**Source data:**
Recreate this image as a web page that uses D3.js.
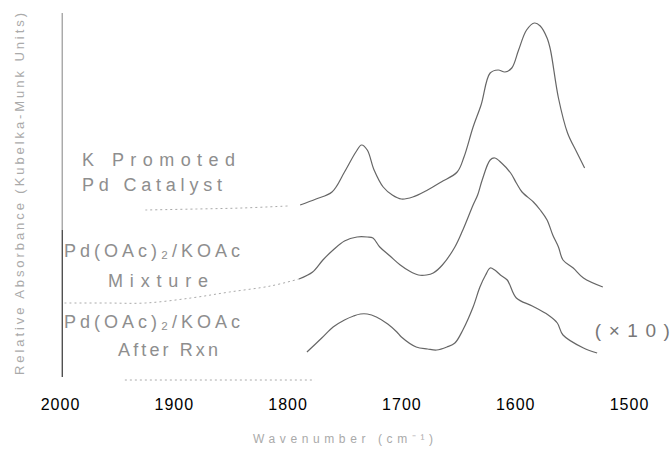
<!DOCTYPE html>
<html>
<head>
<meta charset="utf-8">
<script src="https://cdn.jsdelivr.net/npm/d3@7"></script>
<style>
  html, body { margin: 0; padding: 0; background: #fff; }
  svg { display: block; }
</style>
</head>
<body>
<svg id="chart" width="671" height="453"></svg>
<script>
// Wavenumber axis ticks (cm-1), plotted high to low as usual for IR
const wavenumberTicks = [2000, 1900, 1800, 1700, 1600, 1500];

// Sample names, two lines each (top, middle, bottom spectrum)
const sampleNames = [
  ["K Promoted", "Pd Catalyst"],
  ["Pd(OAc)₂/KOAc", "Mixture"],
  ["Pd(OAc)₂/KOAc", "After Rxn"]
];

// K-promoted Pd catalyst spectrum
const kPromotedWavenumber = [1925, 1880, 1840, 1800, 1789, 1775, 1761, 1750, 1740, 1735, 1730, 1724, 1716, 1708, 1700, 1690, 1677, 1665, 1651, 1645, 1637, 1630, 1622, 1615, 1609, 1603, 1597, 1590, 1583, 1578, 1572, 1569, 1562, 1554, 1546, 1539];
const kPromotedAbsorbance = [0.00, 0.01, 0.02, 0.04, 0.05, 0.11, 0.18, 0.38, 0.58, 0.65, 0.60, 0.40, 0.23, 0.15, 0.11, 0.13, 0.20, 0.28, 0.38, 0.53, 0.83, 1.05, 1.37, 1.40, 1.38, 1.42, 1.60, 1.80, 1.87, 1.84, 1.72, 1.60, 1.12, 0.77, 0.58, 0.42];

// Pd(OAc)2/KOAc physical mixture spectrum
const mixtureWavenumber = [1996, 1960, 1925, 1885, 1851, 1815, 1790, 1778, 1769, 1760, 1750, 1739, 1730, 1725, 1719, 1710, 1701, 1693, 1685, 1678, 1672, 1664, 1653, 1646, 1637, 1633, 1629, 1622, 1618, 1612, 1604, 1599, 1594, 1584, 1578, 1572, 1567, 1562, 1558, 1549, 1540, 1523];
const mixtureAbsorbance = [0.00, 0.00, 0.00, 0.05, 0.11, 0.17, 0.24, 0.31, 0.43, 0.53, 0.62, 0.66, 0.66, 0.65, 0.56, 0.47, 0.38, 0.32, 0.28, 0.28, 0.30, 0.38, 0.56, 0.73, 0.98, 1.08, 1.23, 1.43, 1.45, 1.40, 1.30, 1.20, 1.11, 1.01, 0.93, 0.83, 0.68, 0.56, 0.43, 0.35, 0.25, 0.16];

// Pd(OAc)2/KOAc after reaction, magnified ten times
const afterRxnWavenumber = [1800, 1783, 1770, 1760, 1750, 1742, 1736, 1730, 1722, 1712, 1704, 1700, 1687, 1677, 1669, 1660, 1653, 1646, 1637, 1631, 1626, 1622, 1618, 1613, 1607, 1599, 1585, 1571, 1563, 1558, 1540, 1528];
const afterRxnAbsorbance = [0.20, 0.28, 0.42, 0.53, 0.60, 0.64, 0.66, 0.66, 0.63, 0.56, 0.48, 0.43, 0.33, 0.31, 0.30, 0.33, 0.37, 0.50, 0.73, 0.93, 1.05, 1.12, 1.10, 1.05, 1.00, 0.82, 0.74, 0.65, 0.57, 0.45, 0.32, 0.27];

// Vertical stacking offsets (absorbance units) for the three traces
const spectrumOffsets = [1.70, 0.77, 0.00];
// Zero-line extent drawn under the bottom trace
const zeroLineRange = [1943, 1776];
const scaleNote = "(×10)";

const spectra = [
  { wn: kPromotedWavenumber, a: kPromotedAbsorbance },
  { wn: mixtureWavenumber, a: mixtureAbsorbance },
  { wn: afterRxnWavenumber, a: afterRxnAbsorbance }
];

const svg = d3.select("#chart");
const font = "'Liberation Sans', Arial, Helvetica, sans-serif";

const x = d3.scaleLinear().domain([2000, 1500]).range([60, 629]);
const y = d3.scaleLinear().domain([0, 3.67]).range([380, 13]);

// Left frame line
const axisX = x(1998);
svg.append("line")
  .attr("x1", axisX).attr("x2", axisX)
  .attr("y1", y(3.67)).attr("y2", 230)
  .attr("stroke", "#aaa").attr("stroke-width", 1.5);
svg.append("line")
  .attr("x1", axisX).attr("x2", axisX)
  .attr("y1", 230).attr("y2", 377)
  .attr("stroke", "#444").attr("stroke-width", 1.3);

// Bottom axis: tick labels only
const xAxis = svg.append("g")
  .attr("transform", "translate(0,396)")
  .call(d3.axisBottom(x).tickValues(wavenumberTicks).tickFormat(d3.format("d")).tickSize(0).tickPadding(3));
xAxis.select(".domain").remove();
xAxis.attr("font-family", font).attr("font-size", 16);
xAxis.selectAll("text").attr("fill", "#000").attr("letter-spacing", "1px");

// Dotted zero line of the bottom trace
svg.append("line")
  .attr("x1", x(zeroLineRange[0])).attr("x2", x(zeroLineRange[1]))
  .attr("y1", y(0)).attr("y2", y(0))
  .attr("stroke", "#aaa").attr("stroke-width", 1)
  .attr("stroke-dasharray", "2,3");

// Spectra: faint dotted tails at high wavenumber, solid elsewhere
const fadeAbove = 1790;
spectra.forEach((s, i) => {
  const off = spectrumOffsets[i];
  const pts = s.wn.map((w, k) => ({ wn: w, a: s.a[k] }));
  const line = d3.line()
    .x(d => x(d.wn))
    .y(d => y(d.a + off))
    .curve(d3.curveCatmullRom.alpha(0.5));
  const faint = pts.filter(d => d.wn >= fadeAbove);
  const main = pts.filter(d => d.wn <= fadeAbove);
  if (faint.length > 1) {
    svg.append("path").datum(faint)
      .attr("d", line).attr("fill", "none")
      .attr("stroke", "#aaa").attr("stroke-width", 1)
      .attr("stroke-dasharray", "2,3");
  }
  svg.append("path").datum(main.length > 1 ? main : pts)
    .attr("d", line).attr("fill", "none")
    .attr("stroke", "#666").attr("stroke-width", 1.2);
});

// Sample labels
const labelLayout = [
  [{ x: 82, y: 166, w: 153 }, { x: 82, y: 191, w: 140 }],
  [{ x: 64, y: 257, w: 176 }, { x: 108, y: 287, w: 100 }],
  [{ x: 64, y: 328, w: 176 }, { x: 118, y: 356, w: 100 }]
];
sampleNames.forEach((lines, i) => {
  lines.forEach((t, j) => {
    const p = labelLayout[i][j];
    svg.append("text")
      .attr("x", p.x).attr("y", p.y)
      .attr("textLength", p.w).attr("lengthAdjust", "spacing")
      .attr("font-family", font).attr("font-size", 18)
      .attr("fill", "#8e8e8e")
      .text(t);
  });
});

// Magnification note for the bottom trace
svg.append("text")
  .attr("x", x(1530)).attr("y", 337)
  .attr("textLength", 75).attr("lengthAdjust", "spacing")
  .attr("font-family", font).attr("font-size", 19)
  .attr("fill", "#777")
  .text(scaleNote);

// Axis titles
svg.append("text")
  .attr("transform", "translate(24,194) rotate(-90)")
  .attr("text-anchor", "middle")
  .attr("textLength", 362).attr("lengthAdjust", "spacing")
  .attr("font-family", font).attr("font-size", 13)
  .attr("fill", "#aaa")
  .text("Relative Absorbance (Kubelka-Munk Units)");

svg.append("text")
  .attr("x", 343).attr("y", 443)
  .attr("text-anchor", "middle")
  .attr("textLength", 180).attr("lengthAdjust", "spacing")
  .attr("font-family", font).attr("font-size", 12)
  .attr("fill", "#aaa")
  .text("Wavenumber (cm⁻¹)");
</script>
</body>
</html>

**Exercise objective:** Your task is to restate word for word the lines from the top of the data to the line containing "0.45, 0.32, 0.27];", both ends included, with every picture left out.

**Reply:**
Recreate this image as a web page that uses D3.js.
<!DOCTYPE html>
<html>
<head>
<meta charset="utf-8">
<script src="https://cdn.jsdelivr.net/npm/d3@7"></script>
<style>
  html, body { margin: 0; padding: 0; background: #fff; }
  svg { display: block; }
</style>
</head>
<body>
<svg id="chart" width="671" height="453"></svg>
<script>
// Wavenumber axis ticks (cm-1), plotted high to low as usual for IR
const wavenumberTicks = [2000, 1900, 1800, 1700, 1600, 1500];

// Sample names, two lines each (top, middle, bottom spectrum)
const sampleNames = [
  ["K Promoted", "Pd Catalyst"],
  ["Pd(OAc)₂/KOAc", "Mixture"],
  ["Pd(OAc)₂/KOAc", "After Rxn"]
];

// K-promoted Pd catalyst spectrum
const kPromotedWavenumber = [1925, 1880, 1840, 1800, 1789, 1775, 1761, 1750, 1740, 1735, 1730, 1724, 1716, 1708, 1700, 1690, 1677, 1665, 1651, 1645, 1637, 1630, 1622, 1615, 1609, 1603, 1597, 1590, 1583, 1578, 1572, 1569, 1562, 1554, 1546, 1539];
const kPromotedAbsorbance = [0.00, 0.01, 0.02, 0.04, 0.05, 0.11, 0.18, 0.38, 0.58, 0.65, 0.60, 0.40, 0.23, 0.15, 0.11, 0.13, 0.20, 0.28, 0.38, 0.53, 0.83, 1.05, 1.37, 1.40, 1.38, 1.42, 1.60, 1.80, 1.87, 1.84, 1.72, 1.60, 1.12, 0.77, 0.58, 0.42];

// Pd(OAc)2/KOAc physical mixture spectrum
const mixtureWavenumber = [1996, 1960, 1925, 1885, 1851, 1815, 1790, 1778, 1769, 1760, 1750, 1739, 1730, 1725, 1719, 1710, 1701, 1693, 1685, 1678, 1672, 1664, 1653, 1646, 1637, 1633, 1629, 1622, 1618, 1612, 1604, 1599, 1594, 1584, 1578, 1572, 1567, 1562, 1558, 1549, 1540, 1523];
const mixtureAbsorbance = [0.00, 0.00, 0.00, 0.05, 0.11, 0.17, 0.24, 0.31, 0.43, 0.53, 0.62, 0.66, 0.66, 0.65, 0.56, 0.47, 0.38, 0.32, 0.28, 0.28, 0.30, 0.38, 0.56, 0.73, 0.98, 1.08, 1.23, 1.43, 1.45, 1.40, 1.30, 1.20, 1.11, 1.01, 0.93, 0.83, 0.68, 0.56, 0.43, 0.35, 0.25, 0.16];

// Pd(OAc)2/KOAc after reaction, magnified ten times
const afterRxnWavenumber = [1800, 1783, 1770, 1760, 1750, 1742, 1736, 1730, 1722, 1712, 1704, 1700, 1687, 1677, 1669, 1660, 1653, 1646, 1637, 1631, 1626, 1622, 1618, 1613, 1607, 1599, 1585, 1571, 1563, 1558, 1540, 1528];
const afterRxnAbsorbance = [0.20, 0.28, 0.42, 0.53, 0.60, 0.64, 0.66, 0.66, 0.63, 0.56, 0.48, 0.43, 0.33, 0.31, 0.30, 0.33, 0.37, 0.50, 0.73, 0.93, 1.05, 1.12, 1.10, 1.05, 1.00, 0.82, 0.74, 0.65, 0.57, 0.45, 0.32, 0.27];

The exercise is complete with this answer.